Yaşayan ve yaşatan kültür

Kültür ve sanat neden birlikte kullanılır? Zıt mı yoksa benzer kelimeler olduğu için mi?

Soruyu önce kendime sordum ve işte o an ilk yazım bu olmalı diye düşündüm. Kültür için bence en iyi tanımlardan biri "bir halkın tarzı, yaşayışıdır" desem yanlış olmaz. Yaşamak her bireyin hakkı ama nasıl? Tarzını, yaşadığın toplum mu belirler yoksa birey olarak kendin mi belirlersin? Bence sanat ile kültürün ayrıldığı en önemli nokta bu.

Kültür insanı evinde hissettirip huzuru verirken, sanat belki de rahatsız etme metodu ile insanı uyandırır ve düşündürür. Söylemek istediğini en iyi yansıtan malzemedir sanat. Derdi, acıyı, mutluluğu belki de hiçbir şeyi estetik hale getirmenin bir adım ötesi...

Sanatçıyı ise içinde yaşadığı toplum ve koşul yetiştirir, yani diğer bir deyişle kültürü. Sanatçı kültürünün hangi özünü benimsiyorsa onu göstermek ister. Eserleri ise kendi kültüründe iz bırakır esasında. Farklar kültürü kültür yapandır. Hollandalı sosyal psikolog Geert Hofstede'e göre "Kültür, insan topluluklarını birbirinden ayıran zihinsel programlardır." Bunun farkındaysak eğer, bu ülkenin yetiştirdiği, fikirleri ne olursa olsun derdini anlatmaya çalışan sanat emekçilerinin, sadece güncel politikadan yola çıkarak, okuyucusuyla buluşamaması da bize dert olmalı. Yazarların kitap fuarlarına alınmayarak, okuyucusuyla buluşmamaları, fikirleri reddettikleri değil, değerleri yok ettikleri anlamına geliyor...

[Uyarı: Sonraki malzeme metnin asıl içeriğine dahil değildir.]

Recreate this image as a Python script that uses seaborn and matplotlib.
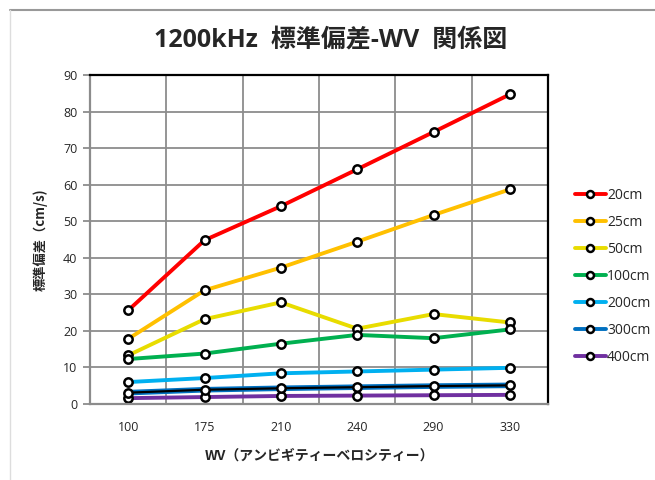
import pandas as pd
import matplotlib.pyplot as plt
from matplotlib.colors import to_rgba
import seaborn as sns

# data
wv = ["100", "175", "210", "240", "290", "330"]
s20 = [25.6, 44.8, 54.1, 64.2, 74.4, 84.7]
s25 = [17.8, 31.1, 37.3, 44.4, 51.7, 58.7]
s50 = [13.3, 23.2, 27.8, 20.6, 24.6, 22.3]
s100 = [12.3, 13.8, 16.5, 18.9, 18.0, 20.4]
s200 = [6.0, 7.1, 8.4, 8.9, 9.4, 9.9]
s300 = [3.1, 3.9, 4.3, 4.6, 4.9, 5.1]
s400 = [1.6, 1.9, 2.2, 2.3, 2.4, 2.5]
series = ["20cm", "25cm", "50cm", "100cm", "200cm", "300cm", "400cm"]
colors = ["#FF0000", "#FFC000", "#E8DC00", "#00B050", "#00B0F0", "#0070C0", "#7030A0"]

rows = []
for name, vals in zip(series, [s20, s25, s50, s100, s200, s300, s400]):
    for x, v in zip(wv, vals):
        rows.append({"WV": x, "std": v, "depth": name})
df = pd.DataFrame(rows)

sns.set_style("white")
plt.rcParams["font.family"] = ["Open Sans", "Noto Sans CJK JP", "DejaVu Sans"]
jp = ["Noto Sans CJK JP", "DejaVu Sans"]

fig = plt.figure(figsize=(6.55, 4.8), dpi=100)
ax = fig.add_axes([90 / 655, 1 - 404 / 480, 458 / 655, 329 / 480])

mk = dict(marker="o", markerfacecolor="white", markeredgecolor="black", markeredgewidth=1.8)
sns.lineplot(data=df, x="WV", y="std", hue="depth", hue_order=series,
             palette=colors, lw=2.8, markersize=6, ax=ax, sort=False, **mk)

# in the plot the 300cm line looks black with a blue rim
blue = to_rgba("#0070C0")
for line in list(ax.lines):
    if len(line.get_xdata()) == len(wv) and to_rgba(line.get_color()) == blue:
        line.set_marker("None")
        line.set_linewidth(4.0)
        z = line.get_zorder()
        ax.plot(range(len(wv)), s300, color="black", lw=1.6, zorder=z + 0.01)
        ax.plot(range(len(wv)), s300, ls="None", markersize=6, zorder=z + 0.02, **mk)

ax.set_xlim(-0.5, 5.5)
ax.set_ylim(0, 90)
ax.set_yticks(range(0, 91, 10))
ax.set_xticks(range(6))
ax.set_xticklabels(wv)
ax.set_xticks([0.5, 1.5, 2.5, 3.5, 4.5], minor=True)
ax.grid(axis="y", which="major", color="#8c8c8c", lw=1.3)
ax.grid(axis="x", which="minor", color="#8c8c8c", lw=1.3)
ax.grid(axis="x", which="major", visible=False)
ax.tick_params(axis="y", which="major", left=True, length=5, color="#8c8c8c",
               width=1.3, labelsize=9, pad=4)
ax.tick_params(axis="x", which="both", bottom=False, labelsize=9, pad=9)

for side in ["top", "right"]:
    ax.spines[side].set_color("black")
    ax.spines[side].set_linewidth(1.6)
for side in ["left", "bottom"]:
    ax.spines[side].set_color("#8c8c8c")
    ax.spines[side].set_linewidth(1.6)

ax.set_xlabel("WV（アンビギティーベロシティー）", fontsize=10, fontweight="bold",
              family=jp, labelpad=10)
ax.set_ylabel("標準偏差（cm/s)", fontsize=9.5, fontweight="bold", family=jp, labelpad=11)

fig.text(0.505, 1 - 40 / 480, "1200kHz  標準偏差-WV  関係図", ha="center", va="center",
         fontsize=18, fontweight="bold", family=["Open Sans", "Noto Sans CJK JP"])

h, l = ax.get_legend_handles_labels()
for hd, c in zip(h, colors):
    hd.set_color(c)
    hd.set_marker("o")
    hd.set_markersize(5)
    hd.set_markerfacecolor("white")
    hd.set_markeredgecolor("black")
    hd.set_markeredgewidth(1.8)
    hd.set_linewidth(2.8)
ax.legend(h, l, loc="upper left", bbox_to_anchor=(568 / 655, 1 - 181 / 480),
          bbox_transform=fig.transFigure, frameon=False, fontsize=10,
          handlelength=2.2, handletextpad=0.1, labelspacing=0.86, borderpad=0)

# outer chart frame (only top and left show in the crop)
fig.add_artist(plt.Line2D([10 / 655, 1], [1 - 10 / 480] * 2, color="#999999", lw=1.5,
                          transform=fig.transFigure))
fig.add_artist(plt.Line2D([10 / 655] * 2, [0, 1 - 10 / 480], color="#dddddd", lw=1,
                          transform=fig.transFigure))

fig.savefig("out.png", dpi=100)
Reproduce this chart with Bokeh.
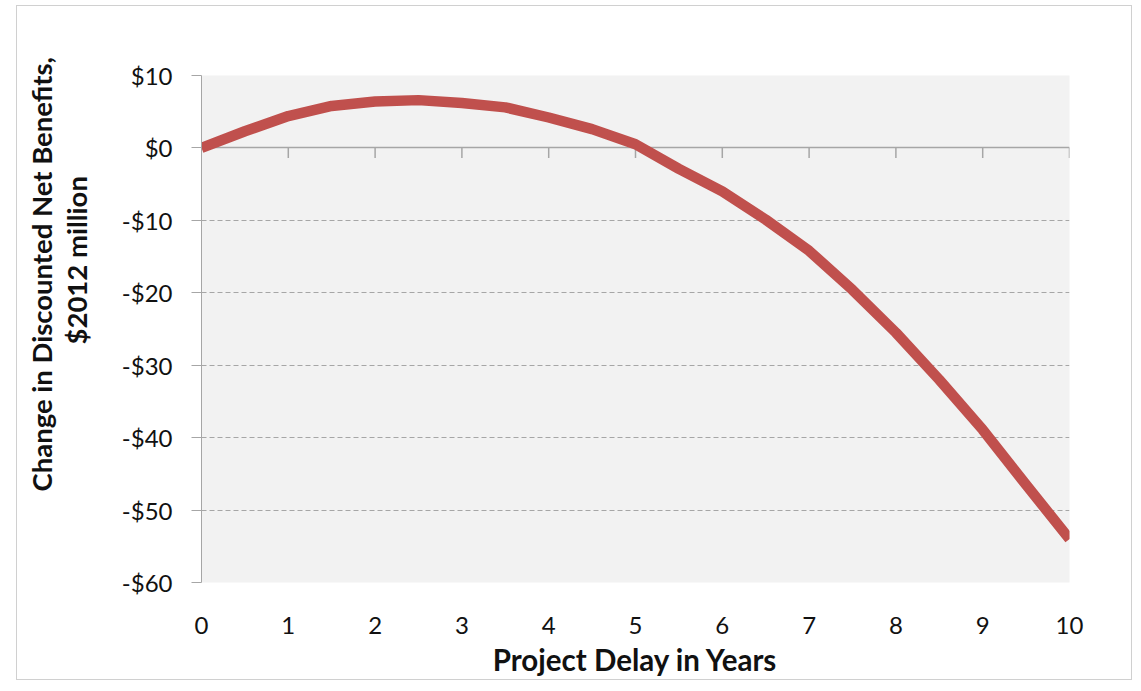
from bokeh.plotting import figure
from bokeh.models import Range1d, FixedTicker, Title
from bokeh.embed import file_html
from bokeh.resources import INLINE

# ---- data ----
delay_years = [0, 0.5, 1, 1.5, 2, 2.5, 3, 3.5, 4, 4.5, 5,
               5.5, 6, 6.5, 7, 7.5, 8, 8.5, 9, 9.5, 10]
net_benefit_change = [0.0, 2.3, 4.4, 5.8, 6.4, 6.6, 6.2, 5.6, 4.2, 2.6, 0.5,
                      -2.9, -6.0, -9.9, -14.2, -19.6, -25.5, -32.0, -38.9, -46.5, -54.0]

x_ticks = [0, 1, 2, 3, 4, 5, 6, 7, 8, 9, 10]
x_tick_labels = ["0", "1", "2", "3", "4", "5", "6", "7", "8", "9", "10"]
x_axis_marks = [1, 2, 3, 4, 5, 6, 7, 8, 9, 10]
y_ticks = [10, 0, -10, -20, -30, -40, -50, -60]
y_tick_labels = ["$10", "$0", "-$10", "-$20", "-$30", "-$40", "-$50", "-$60"]
y_title_lines = ["Change in Discounted Net Benefits,", "$2012 million"]

FONT = "Lato"
GRAY = "#a6a6a6"
TXT = "#111111"

FRAME_W, FRAME_H = 868, 507
p = figure(frame_width=FRAME_W, frame_height=FRAME_H,
           min_border_left=184, min_border_top=69, min_border_right=62, min_border_bottom=95,
           margin=(5, 0, 0, 16),
           x_range=Range1d(0, 10), y_range=Range1d(-60, 10),
           output_backend="svg", toolbar_location=None)
p.styles = {"border": "1px solid #d0d0d0"}

p.background_fill_color = "#f2f2f2"
p.border_fill_color = "white"
p.outline_line_color = None

# grid
p.xgrid.grid_line_color = None
p.ygrid.ticker = FixedTicker(ticks=y_ticks)
p.ygrid.grid_line_color = GRAY
p.ygrid.grid_line_dash = "5 3"
p.ygrid.grid_line_width = 1

# y axis
p.yaxis.ticker = FixedTicker(ticks=y_ticks)
p.yaxis.major_label_overrides = {t: l for t, l in zip(y_ticks, y_tick_labels)}
p.yaxis.axis_line_color = GRAY
p.yaxis.major_tick_line_color = GRAY
p.yaxis.major_tick_out = 10
p.yaxis.major_tick_in = 0
p.yaxis.minor_tick_line_color = None
p.yaxis.major_label_standoff = 19
p.yaxis.major_label_text_font = FONT
p.yaxis.major_label_text_font_size = "24px"
p.yaxis.major_label_text_color = TXT
# blank spacer label between tick labels and the two-line title
p.yaxis.axis_label = "\u00a0"
p.yaxis.axis_label_text_font_size = "10px"
p.yaxis.axis_label_standoff = 12

# x axis (labels only, axis line drawn at y=0)
p.xaxis.ticker = FixedTicker(ticks=x_ticks)
p.xaxis.major_label_overrides = {t: l for t, l in zip(x_ticks, x_tick_labels)}
p.xaxis.axis_line_color = None
p.xaxis.major_tick_line_color = None
p.xaxis.minor_tick_line_color = None
p.xaxis.major_label_standoff = 28
p.xaxis.major_label_text_font = FONT
p.xaxis.major_label_text_font_size = "24px"
p.xaxis.major_label_text_color = TXT
p.xaxis.axis_label = "Project Delay in Years"
p.xaxis.axis_label_text_font = FONT
p.xaxis.axis_label_text_font_style = "bold"
p.xaxis.axis_label_text_font_size = "29.5px"
p.xaxis.axis_label_text_color = TXT
p.xaxis.axis_label_standoff = 5

# zero axis line and its tick marks
px_per_unit = FRAME_H / 70.0
tick_len = 10 / px_per_unit
p.hspan(y=[0], line_color=GRAY, line_width=1.5)
p.segment(x0=x_axis_marks, y0=[0] * len(x_axis_marks),
          x1=x_axis_marks, y1=[-tick_len] * len(x_axis_marks),
          line_color=GRAY, line_width=1.5)

# curve
p.line(delay_years, net_benefit_change, line_color="#c0504d", line_width=10.5,
       line_join="round", line_cap="butt")

# y axis title: two stacked left titles (inner line added first),
# each anchored at its start measured up from the frame bottom
inner = Title(text=y_title_lines[1], align="left", offset=238, standoff=0,
              text_font=FONT, text_font_style="bold", text_font_size="27.5px",
              text_color=TXT)
outer = Title(text=y_title_lines[0], align="left", offset=91, standoff=0,
              text_font=FONT, text_font_style="bold", text_font_size="27.5px",
              text_color=TXT)
p.add_layout(inner, "left")
p.add_layout(outer, "left")

open("out.html", "w").write(file_html(p, INLINE))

Diğer yandan Antalya Film Festivali'ne de değinmek gerekli. Festivalde "ulusal" kategori kaldırıldı. 54 yıl sonra... Neden? Bu coğrafyadan çıkan sanatçıların dertlerini kim film yapacak? Bu durumu gayet acı buluyorum. Sinema emekçileri kaldırılan ulusal film kategorisini sessiz ama derin bir protesto ile yerine geri koydular. Festivalin eksik kategorisini, birçok sinemacının öncülüğünde gerçekleştirilen Ulusal Yarışma, ödülleri verdi. Sanat yine kazanarak kültürüne sahip çıktı. Esasında sanatı politize ederek zarar verilen olgunun kültür olduğunu artık anlamamız gerekiyor. Bu toprakların yetiştirdiği sanatçıları kültürümüze katmalı ve nesillere aktarmalı. Sanat ve kültürü; hayatın güzelliğini, hislerini ve acılarını yansıtarak hepimizi bir araya getiren evrensel bir dil olarak görüyorum. Kendi kültürüne sahip çıkmayla başlar sanatın evrenselliği... Toplumsal ve toplumlar arası yaraları, sanatın ihtişamlı gücüyle örtebileceğimize inanıyorum.